**TASK BRIEF**
State the number of lines in these records that include the word "this", and add nothing to it.

**DATA PROVIDED**
■ ■ ■

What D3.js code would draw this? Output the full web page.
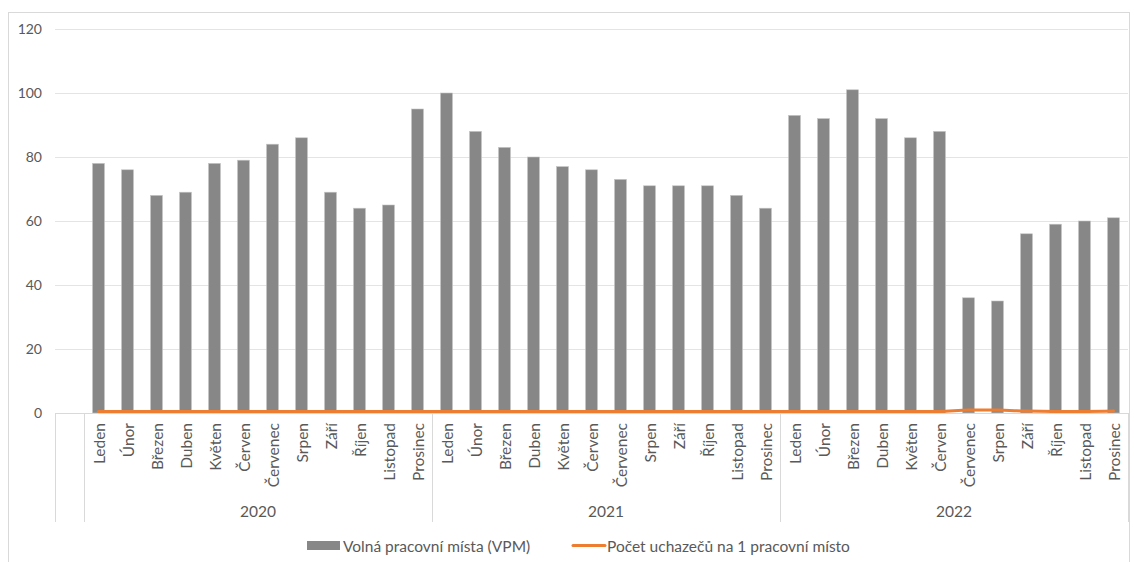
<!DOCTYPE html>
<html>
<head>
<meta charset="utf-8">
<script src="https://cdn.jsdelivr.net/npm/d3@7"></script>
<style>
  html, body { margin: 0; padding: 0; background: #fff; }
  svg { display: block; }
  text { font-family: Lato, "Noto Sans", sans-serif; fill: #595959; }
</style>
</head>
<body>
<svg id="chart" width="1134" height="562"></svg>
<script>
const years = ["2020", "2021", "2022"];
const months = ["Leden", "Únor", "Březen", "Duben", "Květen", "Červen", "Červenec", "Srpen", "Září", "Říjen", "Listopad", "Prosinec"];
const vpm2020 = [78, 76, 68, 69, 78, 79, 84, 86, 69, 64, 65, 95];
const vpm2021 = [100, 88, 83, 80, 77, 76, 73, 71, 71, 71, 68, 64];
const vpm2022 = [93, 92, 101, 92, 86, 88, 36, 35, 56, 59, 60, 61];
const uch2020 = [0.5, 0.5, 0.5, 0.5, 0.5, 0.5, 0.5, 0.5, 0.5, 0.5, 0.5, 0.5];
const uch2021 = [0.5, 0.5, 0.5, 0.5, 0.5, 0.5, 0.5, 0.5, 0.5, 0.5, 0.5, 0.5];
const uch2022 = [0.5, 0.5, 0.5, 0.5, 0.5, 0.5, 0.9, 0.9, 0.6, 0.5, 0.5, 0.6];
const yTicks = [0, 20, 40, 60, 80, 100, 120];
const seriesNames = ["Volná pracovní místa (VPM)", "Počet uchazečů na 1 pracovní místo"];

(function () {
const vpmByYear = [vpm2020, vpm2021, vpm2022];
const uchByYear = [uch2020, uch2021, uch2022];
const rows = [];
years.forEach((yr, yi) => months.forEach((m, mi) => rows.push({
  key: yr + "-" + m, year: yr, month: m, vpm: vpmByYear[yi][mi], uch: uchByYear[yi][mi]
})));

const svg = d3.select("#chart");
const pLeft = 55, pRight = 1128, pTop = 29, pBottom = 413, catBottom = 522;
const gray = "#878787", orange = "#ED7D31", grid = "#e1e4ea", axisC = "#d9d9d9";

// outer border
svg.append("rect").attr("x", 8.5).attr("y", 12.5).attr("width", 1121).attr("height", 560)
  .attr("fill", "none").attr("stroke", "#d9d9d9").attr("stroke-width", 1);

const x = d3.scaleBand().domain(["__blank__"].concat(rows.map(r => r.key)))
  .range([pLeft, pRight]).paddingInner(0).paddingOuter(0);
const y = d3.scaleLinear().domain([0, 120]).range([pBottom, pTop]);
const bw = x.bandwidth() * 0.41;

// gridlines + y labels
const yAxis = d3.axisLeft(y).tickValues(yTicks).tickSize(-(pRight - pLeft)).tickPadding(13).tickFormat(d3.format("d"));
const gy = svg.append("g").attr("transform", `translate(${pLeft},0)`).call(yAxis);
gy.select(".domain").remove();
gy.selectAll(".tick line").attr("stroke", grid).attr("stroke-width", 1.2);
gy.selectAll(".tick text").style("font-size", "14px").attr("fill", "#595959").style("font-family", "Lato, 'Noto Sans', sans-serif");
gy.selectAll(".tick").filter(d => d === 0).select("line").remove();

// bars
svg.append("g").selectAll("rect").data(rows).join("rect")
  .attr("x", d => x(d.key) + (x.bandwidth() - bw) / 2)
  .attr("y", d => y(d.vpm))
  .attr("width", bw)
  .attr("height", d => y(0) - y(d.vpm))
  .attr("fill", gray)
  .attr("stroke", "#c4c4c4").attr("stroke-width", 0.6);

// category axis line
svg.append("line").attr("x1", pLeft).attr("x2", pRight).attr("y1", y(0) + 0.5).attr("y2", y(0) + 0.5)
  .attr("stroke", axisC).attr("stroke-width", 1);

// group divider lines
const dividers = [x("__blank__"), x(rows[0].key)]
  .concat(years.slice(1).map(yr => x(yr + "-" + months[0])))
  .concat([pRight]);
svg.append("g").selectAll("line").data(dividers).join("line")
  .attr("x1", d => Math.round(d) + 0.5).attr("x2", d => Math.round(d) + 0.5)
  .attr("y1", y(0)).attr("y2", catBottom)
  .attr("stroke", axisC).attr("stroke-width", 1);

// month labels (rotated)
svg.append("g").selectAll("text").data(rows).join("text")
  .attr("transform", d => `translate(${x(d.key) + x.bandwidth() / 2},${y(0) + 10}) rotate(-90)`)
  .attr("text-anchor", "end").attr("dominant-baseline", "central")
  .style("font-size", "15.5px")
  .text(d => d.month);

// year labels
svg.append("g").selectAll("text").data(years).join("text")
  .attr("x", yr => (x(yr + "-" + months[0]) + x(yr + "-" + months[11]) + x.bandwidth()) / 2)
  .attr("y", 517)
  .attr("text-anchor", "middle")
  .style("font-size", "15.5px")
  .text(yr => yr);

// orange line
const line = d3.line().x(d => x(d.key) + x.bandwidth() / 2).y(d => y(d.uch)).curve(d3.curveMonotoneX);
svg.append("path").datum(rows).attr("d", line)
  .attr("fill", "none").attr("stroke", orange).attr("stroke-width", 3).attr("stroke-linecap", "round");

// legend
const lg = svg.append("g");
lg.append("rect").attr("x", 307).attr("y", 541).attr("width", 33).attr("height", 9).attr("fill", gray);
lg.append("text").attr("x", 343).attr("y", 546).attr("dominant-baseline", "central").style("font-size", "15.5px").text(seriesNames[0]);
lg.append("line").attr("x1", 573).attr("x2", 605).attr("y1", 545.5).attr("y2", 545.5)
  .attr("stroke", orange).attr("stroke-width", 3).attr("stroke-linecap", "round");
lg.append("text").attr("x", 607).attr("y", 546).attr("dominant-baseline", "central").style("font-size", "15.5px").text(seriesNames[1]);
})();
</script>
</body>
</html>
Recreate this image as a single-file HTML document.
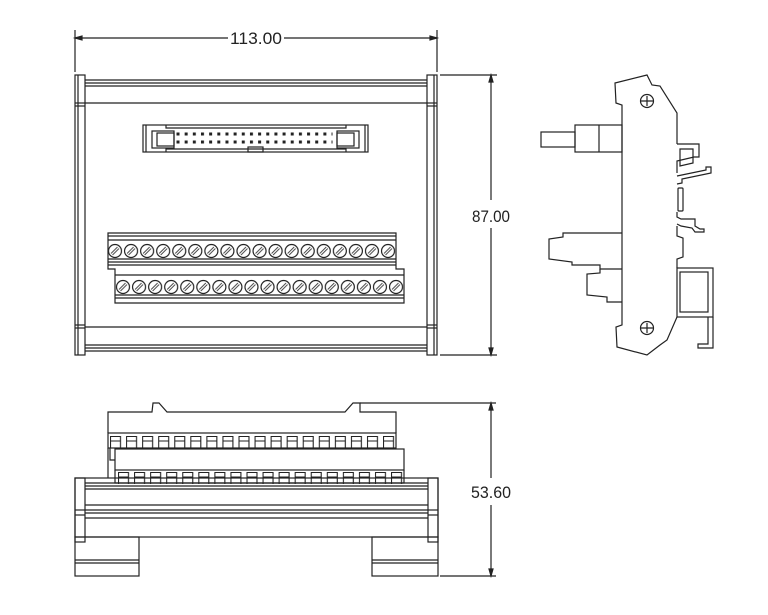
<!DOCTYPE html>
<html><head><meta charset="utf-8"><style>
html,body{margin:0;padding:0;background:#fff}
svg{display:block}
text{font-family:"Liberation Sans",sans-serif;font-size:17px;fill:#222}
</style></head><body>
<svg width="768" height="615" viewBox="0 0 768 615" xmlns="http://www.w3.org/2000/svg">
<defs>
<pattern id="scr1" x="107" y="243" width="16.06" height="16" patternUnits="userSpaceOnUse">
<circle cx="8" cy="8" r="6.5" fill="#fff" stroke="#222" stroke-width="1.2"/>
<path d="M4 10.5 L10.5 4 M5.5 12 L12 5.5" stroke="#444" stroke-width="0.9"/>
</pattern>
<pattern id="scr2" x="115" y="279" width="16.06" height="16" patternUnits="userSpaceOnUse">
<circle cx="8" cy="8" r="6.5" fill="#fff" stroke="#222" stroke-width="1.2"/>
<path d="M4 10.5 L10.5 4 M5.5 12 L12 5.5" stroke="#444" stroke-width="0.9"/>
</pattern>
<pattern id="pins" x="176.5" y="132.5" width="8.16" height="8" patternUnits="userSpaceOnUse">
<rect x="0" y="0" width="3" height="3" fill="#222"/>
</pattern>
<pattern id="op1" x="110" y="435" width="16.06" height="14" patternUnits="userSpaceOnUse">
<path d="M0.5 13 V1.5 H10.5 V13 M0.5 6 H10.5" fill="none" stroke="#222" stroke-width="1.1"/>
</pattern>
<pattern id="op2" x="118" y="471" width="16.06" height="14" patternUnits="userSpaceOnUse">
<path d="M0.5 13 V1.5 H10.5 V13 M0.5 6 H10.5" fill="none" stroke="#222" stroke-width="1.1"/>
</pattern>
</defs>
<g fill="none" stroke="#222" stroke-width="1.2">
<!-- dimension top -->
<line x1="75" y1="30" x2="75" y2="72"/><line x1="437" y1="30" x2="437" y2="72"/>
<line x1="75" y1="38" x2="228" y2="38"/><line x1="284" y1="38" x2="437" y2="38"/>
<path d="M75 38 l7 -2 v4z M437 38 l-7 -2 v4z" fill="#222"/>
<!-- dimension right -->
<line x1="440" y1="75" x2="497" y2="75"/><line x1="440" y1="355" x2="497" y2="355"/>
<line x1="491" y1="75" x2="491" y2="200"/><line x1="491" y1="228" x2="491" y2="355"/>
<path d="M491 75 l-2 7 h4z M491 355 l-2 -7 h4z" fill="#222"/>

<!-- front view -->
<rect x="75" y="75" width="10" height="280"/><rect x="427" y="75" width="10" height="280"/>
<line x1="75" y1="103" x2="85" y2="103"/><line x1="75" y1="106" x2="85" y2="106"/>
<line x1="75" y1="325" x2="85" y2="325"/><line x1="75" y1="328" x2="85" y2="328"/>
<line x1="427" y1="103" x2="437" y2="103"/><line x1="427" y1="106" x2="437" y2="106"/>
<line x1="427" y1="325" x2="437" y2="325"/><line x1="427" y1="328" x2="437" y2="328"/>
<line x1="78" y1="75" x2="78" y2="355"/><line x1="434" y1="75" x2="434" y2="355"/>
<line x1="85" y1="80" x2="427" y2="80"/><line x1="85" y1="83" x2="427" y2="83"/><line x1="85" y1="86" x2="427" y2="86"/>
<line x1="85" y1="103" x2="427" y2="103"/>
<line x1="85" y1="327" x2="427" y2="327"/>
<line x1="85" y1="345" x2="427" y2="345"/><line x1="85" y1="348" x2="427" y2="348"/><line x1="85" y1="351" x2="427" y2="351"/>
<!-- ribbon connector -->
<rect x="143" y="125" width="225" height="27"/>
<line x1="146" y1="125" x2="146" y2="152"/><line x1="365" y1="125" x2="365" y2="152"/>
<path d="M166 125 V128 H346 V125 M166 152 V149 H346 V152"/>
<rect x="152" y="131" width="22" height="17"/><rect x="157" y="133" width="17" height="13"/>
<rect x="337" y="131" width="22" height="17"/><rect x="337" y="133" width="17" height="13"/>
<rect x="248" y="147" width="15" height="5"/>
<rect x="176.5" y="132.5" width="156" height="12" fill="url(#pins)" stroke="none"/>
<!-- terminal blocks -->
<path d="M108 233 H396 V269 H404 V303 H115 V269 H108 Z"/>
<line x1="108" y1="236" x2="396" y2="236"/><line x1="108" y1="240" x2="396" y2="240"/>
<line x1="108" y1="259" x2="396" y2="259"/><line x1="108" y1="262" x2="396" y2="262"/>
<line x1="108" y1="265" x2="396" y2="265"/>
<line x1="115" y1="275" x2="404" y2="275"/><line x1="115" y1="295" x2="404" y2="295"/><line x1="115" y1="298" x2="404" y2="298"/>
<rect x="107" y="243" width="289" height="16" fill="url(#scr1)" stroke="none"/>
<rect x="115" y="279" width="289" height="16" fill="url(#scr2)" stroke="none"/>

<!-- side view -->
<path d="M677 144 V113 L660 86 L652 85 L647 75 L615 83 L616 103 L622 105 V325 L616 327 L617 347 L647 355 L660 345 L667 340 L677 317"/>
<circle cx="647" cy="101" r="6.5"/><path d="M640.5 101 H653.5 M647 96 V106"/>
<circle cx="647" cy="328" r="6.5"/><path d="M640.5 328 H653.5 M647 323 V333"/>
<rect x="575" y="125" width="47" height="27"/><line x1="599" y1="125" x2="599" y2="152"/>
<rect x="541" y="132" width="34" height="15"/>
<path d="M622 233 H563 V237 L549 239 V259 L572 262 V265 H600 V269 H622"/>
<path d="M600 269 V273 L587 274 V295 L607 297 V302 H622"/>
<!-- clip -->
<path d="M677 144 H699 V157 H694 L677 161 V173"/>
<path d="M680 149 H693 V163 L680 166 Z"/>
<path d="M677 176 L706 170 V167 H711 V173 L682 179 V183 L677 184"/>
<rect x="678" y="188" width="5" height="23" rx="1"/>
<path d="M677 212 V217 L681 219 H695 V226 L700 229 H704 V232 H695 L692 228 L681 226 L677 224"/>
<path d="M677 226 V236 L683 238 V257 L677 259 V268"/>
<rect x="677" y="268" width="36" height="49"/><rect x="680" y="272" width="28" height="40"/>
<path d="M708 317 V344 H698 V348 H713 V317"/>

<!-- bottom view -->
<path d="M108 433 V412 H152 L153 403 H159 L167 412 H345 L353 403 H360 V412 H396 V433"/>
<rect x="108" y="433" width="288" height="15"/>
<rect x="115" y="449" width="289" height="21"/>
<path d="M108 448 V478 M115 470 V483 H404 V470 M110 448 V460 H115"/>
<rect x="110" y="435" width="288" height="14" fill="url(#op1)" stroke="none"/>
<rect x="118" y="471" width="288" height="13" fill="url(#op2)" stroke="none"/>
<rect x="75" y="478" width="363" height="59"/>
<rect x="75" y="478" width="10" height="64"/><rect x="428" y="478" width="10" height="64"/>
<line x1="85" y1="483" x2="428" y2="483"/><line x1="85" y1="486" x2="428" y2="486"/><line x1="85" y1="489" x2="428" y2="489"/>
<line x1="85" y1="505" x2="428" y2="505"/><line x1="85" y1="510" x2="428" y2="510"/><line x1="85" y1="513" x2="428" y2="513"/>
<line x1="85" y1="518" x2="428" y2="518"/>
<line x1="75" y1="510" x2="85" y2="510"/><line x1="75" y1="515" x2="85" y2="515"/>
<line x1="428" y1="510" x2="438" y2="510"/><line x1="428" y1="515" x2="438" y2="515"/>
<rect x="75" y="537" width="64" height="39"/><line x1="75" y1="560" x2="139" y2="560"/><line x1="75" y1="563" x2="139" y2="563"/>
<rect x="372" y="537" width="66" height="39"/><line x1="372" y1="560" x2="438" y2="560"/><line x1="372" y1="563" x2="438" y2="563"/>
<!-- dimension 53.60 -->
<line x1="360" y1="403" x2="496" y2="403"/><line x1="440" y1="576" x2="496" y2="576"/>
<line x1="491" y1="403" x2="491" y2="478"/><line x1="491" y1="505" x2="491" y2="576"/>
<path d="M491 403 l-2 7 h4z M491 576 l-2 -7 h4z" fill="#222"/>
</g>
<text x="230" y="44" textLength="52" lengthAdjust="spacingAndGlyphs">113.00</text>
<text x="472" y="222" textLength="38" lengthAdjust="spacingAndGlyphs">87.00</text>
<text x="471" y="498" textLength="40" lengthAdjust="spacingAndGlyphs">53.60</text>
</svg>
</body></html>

■ ■ ■

**ANSWER TO THE EXERCISE**
2